While connected through SSH with GNU-screen, the results of the following bash script are presented:
for t in thrift-binary thrift-compact protobuf boost msgpack cereal avro yas yas-compact capnproto flatbuffer;
do
rm -f /tmp/$t.time
for i in `seq 1 50`
do
./benchmark -i 1000000 -s $t | grep Time | awk '{print $3}' >>/tmp/$t.time
done;
awk "{ sum += \$1 } END {printf \"%f, # %s\n\", sum/50, \"$t\"}" /tmp/$t.time
done
As capnproto and flatbuffers store the direct in-memory representation of the data, we measure the full build-serialize-deserialize cycle of the data structure. For the other libraries, only the serialize-deserialize cycle of the already built data structures is measured.
Results
The results of above experiments are reported in the tables below. The results are sorted based on how much time it took on the UDOO, fastest first. The two different experiments are reported in separate tables.
Serializer | Object size (bytes) | Time on laptop (ms) | Time on UDOO (ms) | \(T_{U} / T_{l}\) |
---|---|---|---|---|
yas | 17416 | 3307.36 | 12526.64 | 3.78750 |
cereal | 17416 | 14203.78 | 43540.38 | 3.06541 |
thrift-binary | 17017 | 13795.10 | 45265.94 | 3.28131 |
boost | 17470 | 14231.32 | 52358.60 | 3.67911 |
msgpack | 13402 | 31668.70 | 74930.82 | 2.36608 |
protobuf | 16116 | 30041.42 | 89314.20 | 2.97304 |
yas-compact | 13321 | 28981.90 | 92681.32 | 3.19790 |
thrift-compact | 13378 | 41831.28 | 128487.80 | 3.07157 |
avro | 16384 | 55352.74 | 139369.58 | 2.51784 |
Results of running the serialize-deserialze experiments.
Serializer | Object size (bytes) | Time on laptop (ms) | Time on UDOO (ms) | \(T_{U} / T_{l}\) |
---|---|---|---|---|
capnproto | 17768 | 4512.32 | 15054.64 | 2.70578 |
flatbuffers | 17632 | 5821.92 | 15752.86 | 3.33634 |
Results of running the build-serialize-deserialize experiments.
Discussion
When comparing between the performance on my laptop and on the UDOO, it is interesting to look at the differences in ranking. Differences in ranking seldomly occur, and if present, do not exceed more than 1. These changes seem neglectable.
The final colum in both tables present the speedup ratio the laptop provides over the UDOO. We see that this lies between 2.4 (msgpack) and 3.8 (yas). This might be explained by unexpected background tasks running on any platform, or specific CPU optimalizations performed by the compiler or serialization library. If a good comparison between platforms is needed, more investigation is needed. For my purposes, this is not needed, but might be interesting for future projects.

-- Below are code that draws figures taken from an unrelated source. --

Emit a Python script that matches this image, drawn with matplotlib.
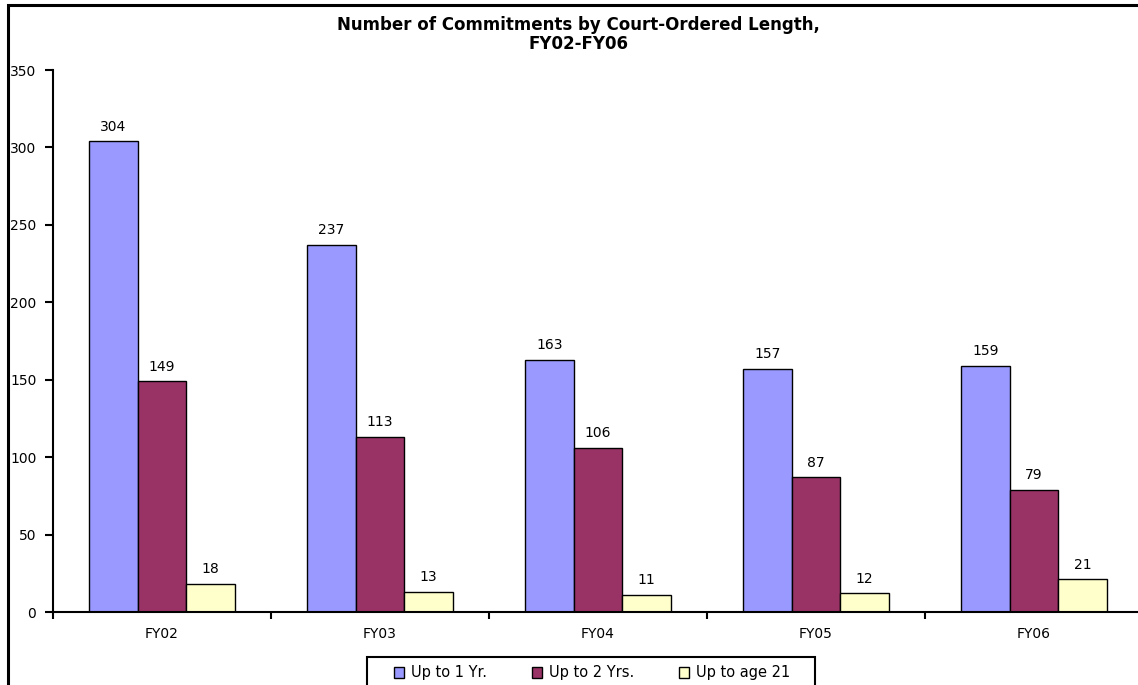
import matplotlib
matplotlib.use("Agg")
import matplotlib.pyplot as plt
import numpy as np
from matplotlib.patches import Rectangle

plt.rcParams['font.family'] = ['DejaVu Sans']

categories = ["FY02", "FY03", "FY04", "FY05", "FY06"]
series_names = ["Up to 1 Yr.", "Up to 2 Yrs.", "Up to age 21"]
up_to_1yr = [304, 237, 163, 157, 159]
up_to_2yrs = [149, 113, 106, 87, 79]
up_to_age21 = [18, 13, 11, 12, 21]
colors = ["#9999FF", "#993366", "#FFFFCC"]
yticks = [0, 50, 100, 150, 200, 250, 300, 350]

W, H = 1138, 685
fig = plt.figure(figsize=(W / 100, H / 100), dpi=100)

# figure border (only top and left visible in the reference)
fig.patches.append(Rectangle((7.5 / W, -0.1), 1.2, 1 - 5.5 / H + 0.1,
                             transform=fig.transFigure, fill=False,
                             edgecolor="black", linewidth=2.2, zorder=0))

ax = fig.add_axes([53 / W, 1 - 612 / H, 1090 / W, (612 - 70) / H])
x = np.arange(len(categories))
bw = 0.2225
for i, (vals, name, c) in enumerate(zip([up_to_1yr, up_to_2yrs, up_to_age21], series_names, colors)):
    pos = x + (i - 1) * bw
    ax.bar(pos, vals, width=bw, color=c, edgecolor="black", linewidth=1.0, label=name, zorder=2)
    for p, v in zip(pos, vals):
        ax.annotate(str(v), (p, v), xytext=(0, 5.5), textcoords="offset points",
                    ha="center", va="bottom", fontsize=10)

ax.set_xlim(-0.5, len(categories) - 0.5)
ax.set_ylim(0, 350)
ax.set_yticks(yticks)
ax.set_yticklabels([str(t) for t in yticks], fontsize=10)
ax.set_xticks(np.arange(len(categories) + 1) - 0.5)
ax.set_xticklabels([])
ax.set_xticks(x, minor=True)
ax.set_xticklabels(categories, minor=True, fontsize=10)
ax.tick_params(axis="x", which="minor", length=0, pad=11)
ax.tick_params(axis="x", which="major", length=5, width=1.5, direction="out")
ax.tick_params(axis="y", length=6, width=1.5, direction="out", pad=6)
for s in ["top", "right"]:
    ax.spines[s].set_visible(False)
ax.spines["left"].set_linewidth(1.5)
ax.spines["bottom"].set_linewidth(1.5)
ax.spines["bottom"].set_zorder(3)

fig.text(0.508, 1 - 25 / H, "Number of Commitments by Court-Ordered Length,",
         ha="center", va="center", fontsize=12, fontweight="bold")
fig.text(0.508, 1 - 44 / H, "FY02-FY06", ha="center", va="center",
         fontsize=12, fontweight="bold")

leg = fig.legend(loc="center", bbox_to_anchor=(592 / W, 1 - 673 / H), ncol=3,
                 fontsize=10.5, frameon=False,
                 handlelength=0.7, handleheight=0.7, columnspacing=3.1,
                 handletextpad=0.45, borderpad=0.3)
# legend frame (bottom edge runs past the figure in the reference)
fig.patches.append(Rectangle((367 / W, -0.05), 448 / W, (685 - 657) / H + 0.05,
                             transform=fig.transFigure, fill=False,
                             edgecolor="black", linewidth=1.5, zorder=1))

fig.savefig("out.png", dpi=100)
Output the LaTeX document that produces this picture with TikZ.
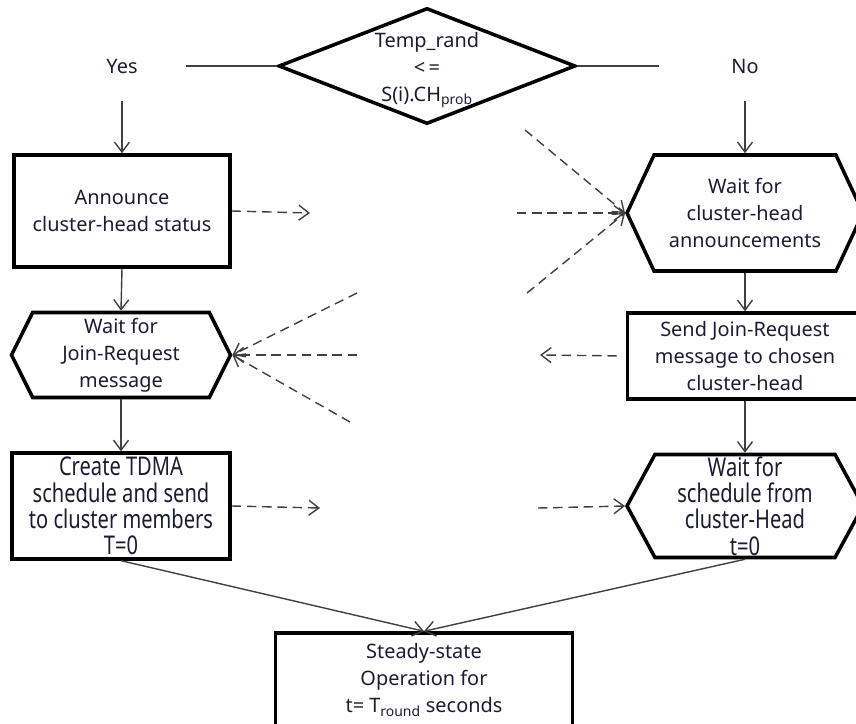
\documentclass[tikz,border=0pt]{standalone}
\usepackage{fontspec}
\setmainfont{Noto Sans}
\newfontfamily\narrowfont[FakeStretch=0.78]{Noto Sans}
\usepackage{tikz}
\usetikzlibrary{arrows.meta, positioning, shapes.geometric, shapes.symbols}
\definecolor{Ink}{HTML}{1C1C30}
\definecolor{LineGray}{HTML}{404040}

\begin{document}
\begin{tikzpicture}[x=0.03cm, y=-0.03cm, >={Straight Barb[length=3mm,width=4.5mm]}, font=\fontsize{17}{23}\selectfont, text=Ink]
        \tikzstyle{decision} = [diamond, draw=black, line width=3pt, minimum width=8.91cm, minimum height=3.48cm, inner sep=0pt]
        \tikzstyle{proc}     = [rectangle, draw=black, line width=3pt, align=center]
        \tikzstyle{waitbox}  = [signal, signal to=west and east, draw=black, line width=3pt, align=center, inner sep=0pt]
        \tikzstyle{branch}   = [minimum height=2.1cm, inner sep=0pt]
        \tikzstyle{narrow}   = [font=\narrowfont\fontsize{22}{22.5}\selectfont]
        \tikzstyle{flow}     = [->, draw=LineGray, line width=1.2pt]
        \tikzstyle{msg}      = [->, draw=LineGray, line width=1.2pt, dash pattern=on 8pt off 5pt]

        \useasboundingbox (0,0) rectangle (856,724);

        % Decision
        \node[decision, label={[align=center, yshift=-3.5pt]center:{Temp\_rand\\<\,=\\S(i).CH\textsubscript{prob}}}] (test) at (427,66) {};
        \node[branch, minimum width=3.84cm] (yes) at (122,66) {Yes};
        \node[branch, minimum width=5.16cm] (no) at (745,66) {No};

        % Cluster-head side
        \node[proc, minimum width=6.48cm, minimum height=3.36cm] (announce) at (122,211) {Announce\\cluster-head status};
        \node[waitbox, signal pointer angle=127, minimum width=6.57cm, minimum height=2.55cm] (waitjoin) at (121,355) {Wait for\\Join-Request\\message};
        \node[proc, narrow, minimum width=6.54cm, minimum height=3.09cm] (tdma) at (121,506) {Create TDMA\\schedule and send\\to cluster members\\T=0};

        % Member side
        \node[waitbox, signal pointer angle=130, minimum width=7.08cm, minimum height=3.48cm] (waitch) at (745,213) {Wait for\\cluster-head\\announcements};
        \node[proc, minimum width=7.05cm, minimum height=2.58cm] (sendjoin) at (745,356) {Send Join-Request\\message to chosen\\cluster-head};
        \node[waitbox, narrow, signal pointer angle=123, minimum width=7.08cm, minimum height=3.09cm] (waitsched) at (745,506) {Wait for\\schedule from\\cluster-Head\\t=0};

        \node[proc, minimum width=8.91cm, minimum height=2.82cm] (steady) at (424,680) {Steady-state\\Operation for\\t= T\textsubscript{round} seconds};

        % Free ends of the messages
        \coordinate (m1) at (310,213);
        \coordinate (m2) at (525,130);
        \coordinate (m3) at (517,213);
        \coordinate (m4) at (527,293);
        \coordinate (m5) at (357,293);
        \coordinate (m6) at (357,355);
        \coordinate (m7) at (350,422);
        \coordinate (m8) at (540,355);
        \coordinate (m9) at (320,508);
        \coordinate (m10) at (538,508);

        % Arrows
        \draw[draw=LineGray, line width=1.2pt] (yes.east) -- (test.west);
        \draw[draw=LineGray, line width=1.2pt] (test.east) -- (no.west);
        \draw[flow] (yes.south) -- (announce.north);
        \draw[flow] (announce.south) -- (waitjoin.north);
        \draw[flow] (waitjoin.south) -- (tdma.north);
        \draw[flow] (no.south) -- (waitch.north);
        \draw[flow] (waitch.south) -- (sendjoin.north);
        \draw[flow] (sendjoin.south) -- (waitsched.north);
        \draw[flow] (tdma.south) -- (steady.north);
        \draw[flow] (waitsched.south) -- (steady.north);

        \draw[msg] (announce.east) -- (m1);
        \draw[msg] (m2) -- (waitch.west);
        \draw[msg] (m3) -- (waitch.west);
        \draw[msg] (m4) -- (waitch.west);
        \draw[msg] (m5) -- (waitjoin.east);
        \draw[msg] (m6) -- (waitjoin.east);
        \draw[msg] (m7) -- (waitjoin.east);
        \draw[msg, shorten <=0.27cm] (sendjoin.west) -- (m8);
        \draw[msg] (tdma.east) -- (m9);
        \draw[msg] (m10) -- (waitsched.west);
    \end{tikzpicture}
\end{document}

yas seems to be the fastest on both platforms in the serialize-deserialize category. It is a factor 3.5 (UDOO) to 4.3 (laptop) faster than the number two in that category. However, it differs not that much with capnproto (factor 1.2 (UDOO) to 1.4 (laptop)) or flatbuffers (factor 1.3 (UDOO) to 1.8 (laptop)), while these two also build the data structure during the experiments. Including the build step in yas will most certainly increase the duration of each simulation, and probably making it slower than capnproto and flatbuffers.
Differences in speed between capnproto and flatbuffers are present but relatively small.
Object size ranges from 13321 bytes (yas-compact) to 17768 bytes (capnproto). The object sizes of yas, capnproto and flatbuffers also barely differ, with a maximum size difference of 352 bytes between capnproto and yas.
Conclusion
The differences between the top-tier serializers – yas, capnproto and flatbuffers – are small, but present. Having a faster serializer comes with the price of larger objects. For this project, speed is more limiting than object size. Therefore I will use capnproto for this project.